Heidi O'Donnell Eastman
Heidi O’Donnell Eastman

Students attending Mt. Ida’s School of Design in Newton come much more focused on a career and its prospects than before, says long-time Chair Rosemary Botti-Solitsky.  If she attended design school motivated by the notion of learning the art of sculpting space, young people today already identify with being designers. “Now they want to know what our placement rate is,” says Botti-Solitsky. “Fortunately, ours runs about 95%, the majority of which go into hospitality and retail. We have also launched an advanced degree, which combines business and design, or MSM for Masters in Science Management, as well as LEED GA or Green Associate certification program, both of which helps our students stand out. Meanwhile, our graduates keep coming back to recruit.
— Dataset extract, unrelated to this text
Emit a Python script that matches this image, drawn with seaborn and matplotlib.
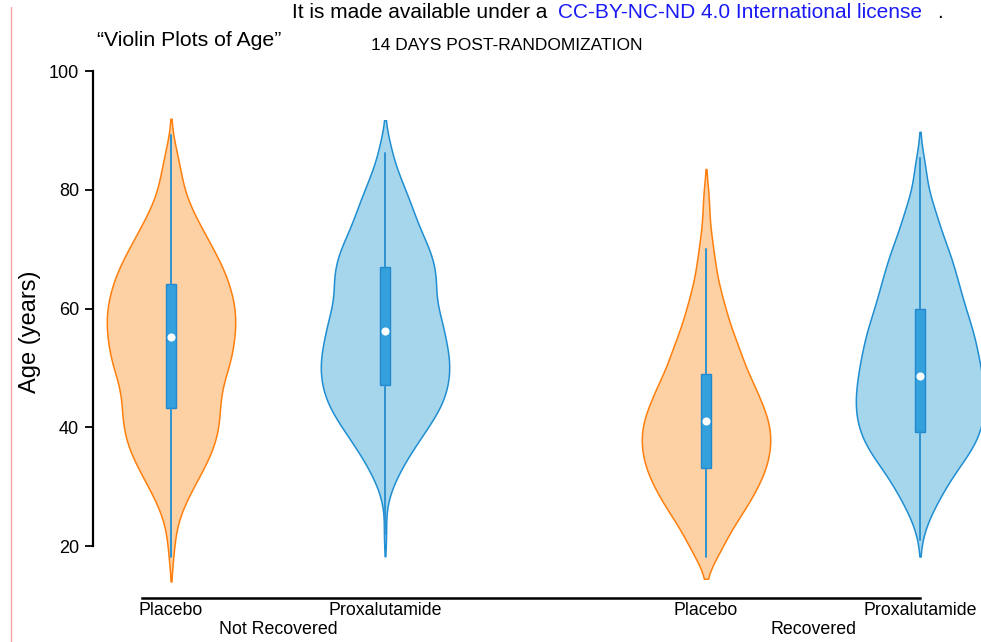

With a grant from this magazine, Botti-Solitsky and Mt. Ida hosted the First-Ever Inclusive Design Symposium in March. A 2-day event focused on accessibility and usability in design; its centerpiece was a Design-A-Thon, in which teams of faculty, staff, students and professionals displayed their inclusive creations. “The ADA guidelines are great, but we regard those as the minimum,” says Botti-Solitsky. We brought everyone together with end users – professional in interior design, architecture, fashion and other disciplines – to develop some real solutions.

Rose Botti-Solitsky
Rose Botti-Solitsky

One strategy for accessible design is to build on one level with no winding staircases to mount. Modern design makes that easy to do in elegant ways, whereas tradition revival type homes have relatively strict proportions. However, observes architect Danny Sagan of Montpelier, VT, modern doesn’t necessarily mean mid-century all glass with flat roofs. “Though you can now get super-performing windows without much trouble, you still have to be thoughtful about it.”

Danny Sagan
Danny Sagan

Sagan tends to build with what he calls a “solar wedge” a roof sloping to the South that meets a window wall, with a high space behind it reaching to the North, an exposure which provides diffused light all day. Sloping not only keeps snow off, according to Sagan, but “makes people feel protected” as opposed to the unnerving feeling of expanding out horizontally forever. As in Frank Lloyd Wright’s Zimmerman house in Manchester, a central spine makes it easier to find a center. Or consider another great modernist, Eero Saarinen, who for all his horizontals, created vertical conversation pits that caused people to stop.”

Is there an optimum ratio of vertical to horizontal as we move through space? It’s a tempting idea – perhaps Liliane Wong can be lured away from Adaptive Reuse long enough to apply her knowledge of mathematics. After all, if she can measure the clouds in heaven in this dynamic, non-Euclidian way, then why not our most beautiful structures in the New England that lie below?